Vaccines are one of the most important inventions humans have ever made. Period.
@luckytran TB? The only TB vaccine I'm familiar with, BCG, is either totally or nearly useless. Last time I looked (years ago, admittedly), it worked only in Europe and not very well there. Inexplicably only working in one region is something it shares with, say, acupuncture (only found to have good effects in China, where you can't publish negative results on acupuncture, literally).

@nitpicking @luckytran I would be interested in your sources there @nitpicking . From a quick search myself, it looks like you're right that BCG is the only TB vaccine, but I can't quite see where the "nearly useless" comes from. According to a few places, but probably most credibly the CDC (https://www.cdc.gov/tb/vaccines/index.html), the reason it's not used in the USA is because there isn't much TB in the USA.

I can see from the WHO (https://www.who.int/teams/health-product-policy-and-standards/standards-and-specifications/norms-and-standards/vaccines-quality/bcg) that it seems to prevent "disseminated TB" in people who are infected, which is the "more severe form of TB", but doesn't prevent infection.

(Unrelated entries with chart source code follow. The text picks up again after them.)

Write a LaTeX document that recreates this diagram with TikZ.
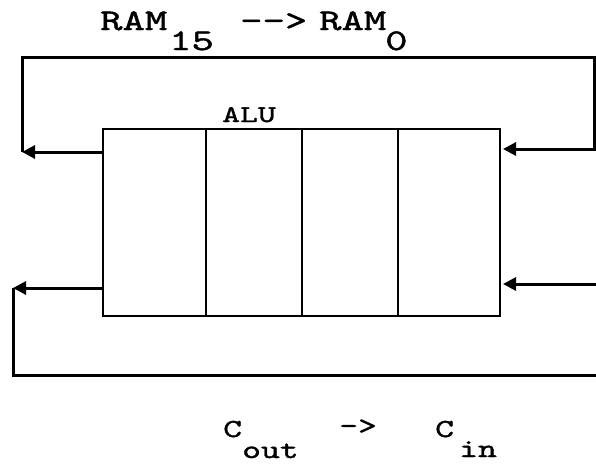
\documentclass[tikz,border=0pt]{standalone}
\usepackage{fontspec}
\usetikzlibrary{arrows.meta}
\newfontfamily\twa[FakeStretch=1.42,FakeBold=1.5]{lmmono10-regular.otf}
\newfontfamily\twb[FakeStretch=1.38,FakeBold=1.3]{lmmono10-regular.otf}
\begin{document}
\begin{tikzpicture}[x=1pt,y=-1pt,
  wire/.style={line width=3pt},
  tip/.style={-{Triangle[length=13pt,width=13pt]}},
  cell/.style={draw,line width=2.8pt,outer sep=0pt,minimum height=187pt,inner sep=0pt,anchor=north west},
  lbl/.style={inner sep=0pt,anchor=base west,font=\twa\fontsize{30}{30}\selectfont},
  lblb/.style={inner sep=0pt,anchor=base west,font=\twb\fontsize{26}{26}\selectfont}]
\useasboundingbox (0,0) rectangle (596,464);
% ALU cells
\node[cell,minimum width=103pt] (c1) at (103,129) {};
\node[cell,minimum width=96pt] (c2) at (c1.north east) {};
\node[cell,minimum width=96pt] (c3) at (c2.north east) {};
\node[cell,minimum width=102pt] (c4) at (c3.north east) {};
% labels
\node[lbl] (ram15) at (100,30) {RAM};
\node[lbl] (sub15) at (169,50) {15};
\node[lbl] (arr1) at (240,30) {-->};
\node[lbl] (ram0) at (319,30) {RAM};
\node[lbl] (sub0) at (385,50) {0};
\node[lbl,font=\twa\fontsize{24}{24}\selectfont] (alu) at (222,122) {ALU};
\node[lblb] (cout) at (223,437) {C};
\node[lblb] (subout) at (242,458) {out};
\node[lblb] (arr2) at (339,434) {->};
\node[lblb] (cin) at (435,437) {C};
\node[lblb] (subin) at (459,457) {in};
% connector points
\coordinate (a1) at (c1.north west |- 0,152);
\coordinate (t1) at (22,152);
\coordinate (t2) at (22,57);
\coordinate (t3) at (594,57);
\coordinate (t4) at (594,149);
\coordinate (a2) at (c4.north east |- 0,149);
\coordinate (b1) at (c1.north west |- 0,288);
\coordinate (b2) at (13,288);
\coordinate (b3) at (13,375);
\coordinate (b4) at (596,375);
\coordinate (b5) at (596,284);
\coordinate (a3) at (c4.north east |- 0,284);
% connectors
\draw[wire,tip] (a1) -- (t1);
\draw[wire,tip] (t1) -- (t2) -- (t3) -- (t4) -- ([xshift=3pt]a2);
\draw[wire,tip] (b1) -- (b2);
\draw[wire] (b2) -- (b3) -- (b4);
\draw[wire,tip] (b5) -- ([xshift=3pt]a3);
\end{tikzpicture}
\end{document}
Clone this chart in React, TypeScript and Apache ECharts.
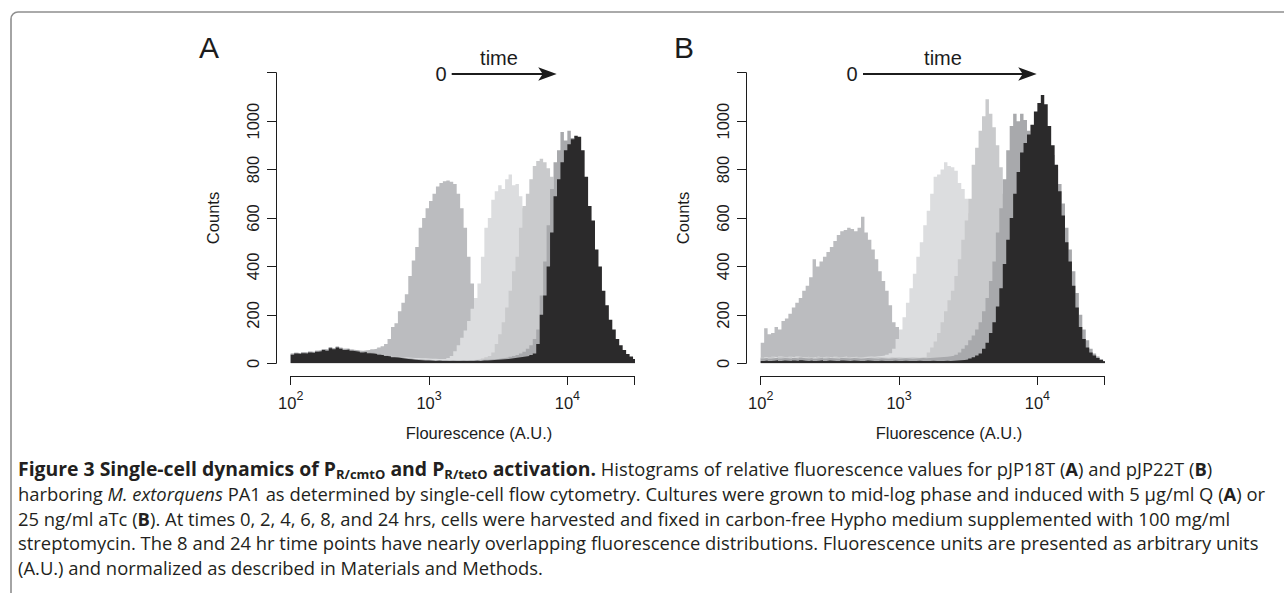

I can't see anywhere that says it only works in Europe, though.

Tuberculosis Vaccine

Bacille Calmette-Guérin (BCG) is a vaccine for TB disease. It is not generally used in the U.S.

Tuberculosis (TB)

@Josh_Gallagher @luckytran I don't currently have access to scholarly pubs (that are paywalled), but here's a link I found: https://www.thelancet.com/journals/lancet/article/PIIS0140-6736(95)92348-9/fulltext

The way I was told (by a doctor at a convention) is that results vary across geography, and no one is sure why. It never seems to have *much* of an effect. I'm not a medical researcher. What I wrote is pretty consistent with what Wikipedia says, FWIW.